**EXERCISE DIRECTIONS:**
Reproduce every entry exactly and leave its pictures out.

**SUPPLIED RECORDS:**
——————
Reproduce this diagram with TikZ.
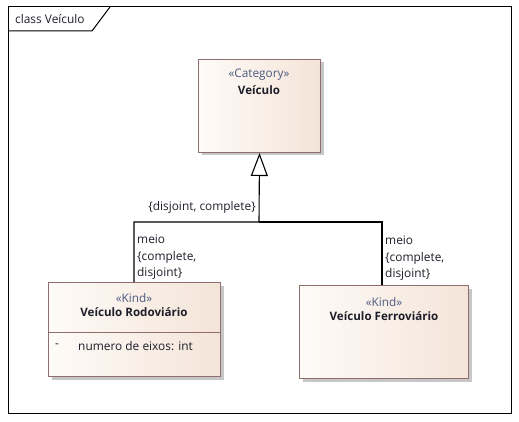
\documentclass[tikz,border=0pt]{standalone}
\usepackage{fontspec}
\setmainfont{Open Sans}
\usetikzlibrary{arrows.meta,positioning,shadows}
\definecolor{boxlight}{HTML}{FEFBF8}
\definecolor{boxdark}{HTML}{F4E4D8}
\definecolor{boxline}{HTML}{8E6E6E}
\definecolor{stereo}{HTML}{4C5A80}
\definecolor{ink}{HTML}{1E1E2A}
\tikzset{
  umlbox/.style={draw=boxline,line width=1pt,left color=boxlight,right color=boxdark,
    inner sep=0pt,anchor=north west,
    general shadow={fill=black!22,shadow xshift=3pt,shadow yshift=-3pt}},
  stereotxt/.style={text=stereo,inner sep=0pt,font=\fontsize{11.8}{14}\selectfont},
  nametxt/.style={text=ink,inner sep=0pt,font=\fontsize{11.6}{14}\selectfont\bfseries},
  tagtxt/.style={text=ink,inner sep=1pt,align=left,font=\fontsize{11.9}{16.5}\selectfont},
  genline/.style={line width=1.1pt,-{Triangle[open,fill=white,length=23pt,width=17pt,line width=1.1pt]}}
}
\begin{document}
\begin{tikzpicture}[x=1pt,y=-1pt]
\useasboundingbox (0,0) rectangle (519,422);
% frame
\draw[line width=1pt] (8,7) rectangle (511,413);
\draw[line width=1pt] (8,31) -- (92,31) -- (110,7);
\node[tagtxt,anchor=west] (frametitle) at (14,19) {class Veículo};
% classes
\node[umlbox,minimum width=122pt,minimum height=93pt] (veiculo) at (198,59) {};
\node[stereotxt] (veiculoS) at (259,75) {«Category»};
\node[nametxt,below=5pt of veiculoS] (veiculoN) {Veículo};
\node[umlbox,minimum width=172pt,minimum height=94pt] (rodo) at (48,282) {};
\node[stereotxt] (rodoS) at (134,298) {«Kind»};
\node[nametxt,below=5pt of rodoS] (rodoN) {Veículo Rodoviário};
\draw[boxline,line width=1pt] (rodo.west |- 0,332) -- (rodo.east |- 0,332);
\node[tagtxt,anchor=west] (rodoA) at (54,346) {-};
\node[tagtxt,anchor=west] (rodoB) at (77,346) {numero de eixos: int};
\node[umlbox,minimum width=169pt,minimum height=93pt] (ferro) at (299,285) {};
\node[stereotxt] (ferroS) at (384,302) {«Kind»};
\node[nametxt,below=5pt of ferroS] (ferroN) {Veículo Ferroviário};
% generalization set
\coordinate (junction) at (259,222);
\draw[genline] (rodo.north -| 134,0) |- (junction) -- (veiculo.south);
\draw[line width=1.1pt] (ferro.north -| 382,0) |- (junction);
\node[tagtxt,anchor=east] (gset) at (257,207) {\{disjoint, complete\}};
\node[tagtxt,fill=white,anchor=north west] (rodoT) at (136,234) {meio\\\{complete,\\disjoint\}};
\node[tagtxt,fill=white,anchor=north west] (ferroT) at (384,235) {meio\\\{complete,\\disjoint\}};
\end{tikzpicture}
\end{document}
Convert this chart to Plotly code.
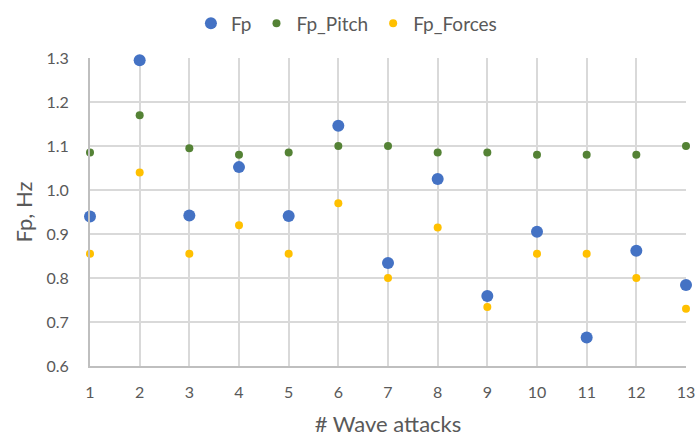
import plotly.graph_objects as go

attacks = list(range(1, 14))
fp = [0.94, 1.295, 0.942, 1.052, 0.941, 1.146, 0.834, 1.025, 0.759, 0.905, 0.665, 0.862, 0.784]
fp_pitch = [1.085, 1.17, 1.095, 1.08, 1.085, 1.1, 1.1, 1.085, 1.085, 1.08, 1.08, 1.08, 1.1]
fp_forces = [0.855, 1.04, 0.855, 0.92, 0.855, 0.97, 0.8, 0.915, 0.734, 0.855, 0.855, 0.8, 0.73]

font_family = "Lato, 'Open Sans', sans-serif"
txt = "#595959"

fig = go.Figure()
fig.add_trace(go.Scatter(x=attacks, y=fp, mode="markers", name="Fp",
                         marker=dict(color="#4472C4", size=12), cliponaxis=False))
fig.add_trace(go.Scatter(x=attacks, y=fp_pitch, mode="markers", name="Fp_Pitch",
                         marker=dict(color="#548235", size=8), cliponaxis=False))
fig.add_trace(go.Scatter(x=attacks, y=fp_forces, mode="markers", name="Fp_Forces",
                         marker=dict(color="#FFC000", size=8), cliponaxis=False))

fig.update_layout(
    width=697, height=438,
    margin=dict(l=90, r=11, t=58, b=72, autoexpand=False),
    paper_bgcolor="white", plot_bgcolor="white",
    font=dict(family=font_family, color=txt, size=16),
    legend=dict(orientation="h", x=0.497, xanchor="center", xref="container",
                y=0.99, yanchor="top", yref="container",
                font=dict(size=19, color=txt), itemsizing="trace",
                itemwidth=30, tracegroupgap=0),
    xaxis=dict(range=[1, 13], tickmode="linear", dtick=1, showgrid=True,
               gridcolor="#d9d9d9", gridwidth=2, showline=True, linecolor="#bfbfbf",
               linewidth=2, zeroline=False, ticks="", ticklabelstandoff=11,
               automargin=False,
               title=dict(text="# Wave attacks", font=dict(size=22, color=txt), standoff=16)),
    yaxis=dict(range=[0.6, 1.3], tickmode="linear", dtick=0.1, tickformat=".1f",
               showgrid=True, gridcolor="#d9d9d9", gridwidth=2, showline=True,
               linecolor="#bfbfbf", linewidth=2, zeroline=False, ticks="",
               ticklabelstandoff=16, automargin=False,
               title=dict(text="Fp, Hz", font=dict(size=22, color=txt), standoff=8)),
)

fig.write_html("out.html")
——————
**FULL RESPONSE:**
Reproduce this diagram with TikZ.
\documentclass[tikz,border=0pt]{standalone}
\usepackage{fontspec}
\setmainfont{Open Sans}
\usetikzlibrary{arrows.meta,positioning,shadows}
\definecolor{boxlight}{HTML}{FEFBF8}
\definecolor{boxdark}{HTML}{F4E4D8}
\definecolor{boxline}{HTML}{8E6E6E}
\definecolor{stereo}{HTML}{4C5A80}
\definecolor{ink}{HTML}{1E1E2A}
\tikzset{
  umlbox/.style={draw=boxline,line width=1pt,left color=boxlight,right color=boxdark,
    inner sep=0pt,anchor=north west,
    general shadow={fill=black!22,shadow xshift=3pt,shadow yshift=-3pt}},
  stereotxt/.style={text=stereo,inner sep=0pt,font=\fontsize{11.8}{14}\selectfont},
  nametxt/.style={text=ink,inner sep=0pt,font=\fontsize{11.6}{14}\selectfont\bfseries},
  tagtxt/.style={text=ink,inner sep=1pt,align=left,font=\fontsize{11.9}{16.5}\selectfont},
  genline/.style={line width=1.1pt,-{Triangle[open,fill=white,length=23pt,width=17pt,line width=1.1pt]}}
}
\begin{document}
\begin{tikzpicture}[x=1pt,y=-1pt]
\useasboundingbox (0,0) rectangle (519,422);
% frame
\draw[line width=1pt] (8,7) rectangle (511,413);
\draw[line width=1pt] (8,31) -- (92,31) -- (110,7);
\node[tagtxt,anchor=west] (frametitle) at (14,19) {class Veículo};
% classes
\node[umlbox,minimum width=122pt,minimum height=93pt] (veiculo) at (198,59) {};
\node[stereotxt] (veiculoS) at (259,75) {«Category»};
\node[nametxt,below=5pt of veiculoS] (veiculoN) {Veículo};
\node[umlbox,minimum width=172pt,minimum height=94pt] (rodo) at (48,282) {};
\node[stereotxt] (rodoS) at (134,298) {«Kind»};
\node[nametxt,below=5pt of rodoS] (rodoN) {Veículo Rodoviário};
\draw[boxline,line width=1pt] (rodo.west |- 0,332) -- (rodo.east |- 0,332);
\node[tagtxt,anchor=west] (rodoA) at (54,346) {-};
\node[tagtxt,anchor=west] (rodoB) at (77,346) {numero de eixos: int};
\node[umlbox,minimum width=169pt,minimum height=93pt] (ferro) at (299,285) {};
\node[stereotxt] (ferroS) at (384,302) {«Kind»};
\node[nametxt,below=5pt of ferroS] (ferroN) {Veículo Ferroviário};
% generalization set
\coordinate (junction) at (259,222);
\draw[genline] (rodo.north -| 134,0) |- (junction) -- (veiculo.south);
\draw[line width=1.1pt] (ferro.north -| 382,0) |- (junction);
\node[tagtxt,anchor=east] (gset) at (257,207) {\{disjoint, complete\}};
\node[tagtxt,fill=white,anchor=north west] (rodoT) at (136,234) {meio\\\{complete,\\disjoint\}};
\node[tagtxt,fill=white,anchor=north west] (ferroT) at (384,235) {meio\\\{complete,\\disjoint\}};
\end{tikzpicture}
\end{document}
Convert this chart to Plotly code.
import plotly.graph_objects as go

attacks = list(range(1, 14))
fp = [0.94, 1.295, 0.942, 1.052, 0.941, 1.146, 0.834, 1.025, 0.759, 0.905, 0.665, 0.862, 0.784]
fp_pitch = [1.085, 1.17, 1.095, 1.08, 1.085, 1.1, 1.1, 1.085, 1.085, 1.08, 1.08, 1.08, 1.1]
fp_forces = [0.855, 1.04, 0.855, 0.92, 0.855, 0.97, 0.8, 0.915, 0.734, 0.855, 0.855, 0.8, 0.73]

font_family = "Lato, 'Open Sans', sans-serif"
txt = "#595959"

fig = go.Figure()
fig.add_trace(go.Scatter(x=attacks, y=fp, mode="markers", name="Fp",
                         marker=dict(color="#4472C4", size=12), cliponaxis=False))
fig.add_trace(go.Scatter(x=attacks, y=fp_pitch, mode="markers", name="Fp_Pitch",
                         marker=dict(color="#548235", size=8), cliponaxis=False))
fig.add_trace(go.Scatter(x=attacks, y=fp_forces, mode="markers", name="Fp_Forces",
                         marker=dict(color="#FFC000", size=8), cliponaxis=False))

fig.update_layout(
    width=697, height=438,
    margin=dict(l=90, r=11, t=58, b=72, autoexpand=False),
    paper_bgcolor="white", plot_bgcolor="white",
    font=dict(family=font_family, color=txt, size=16),
    legend=dict(orientation="h", x=0.497, xanchor="center", xref="container",
                y=0.99, yanchor="top", yref="container",
                font=dict(size=19, color=txt), itemsizing="trace",
                itemwidth=30, tracegroupgap=0),
    xaxis=dict(range=[1, 13], tickmode="linear", dtick=1, showgrid=True,
               gridcolor="#d9d9d9", gridwidth=2, showline=True, linecolor="#bfbfbf",
               linewidth=2, zeroline=False, ticks="", ticklabelstandoff=11,
               automargin=False,
               title=dict(text="# Wave attacks", font=dict(size=22, color=txt), standoff=16)),
    yaxis=dict(range=[0.6, 1.3], tickmode="linear", dtick=0.1, tickformat=".1f",
               showgrid=True, gridcolor="#d9d9d9", gridwidth=2, showline=True,
               linecolor="#bfbfbf", linewidth=2, zeroline=False, ticks="",
               ticklabelstandoff=16, automargin=False,
               title=dict(text="Fp, Hz", font=dict(size=22, color=txt), standoff=8)),
)

fig.write_html("out.html")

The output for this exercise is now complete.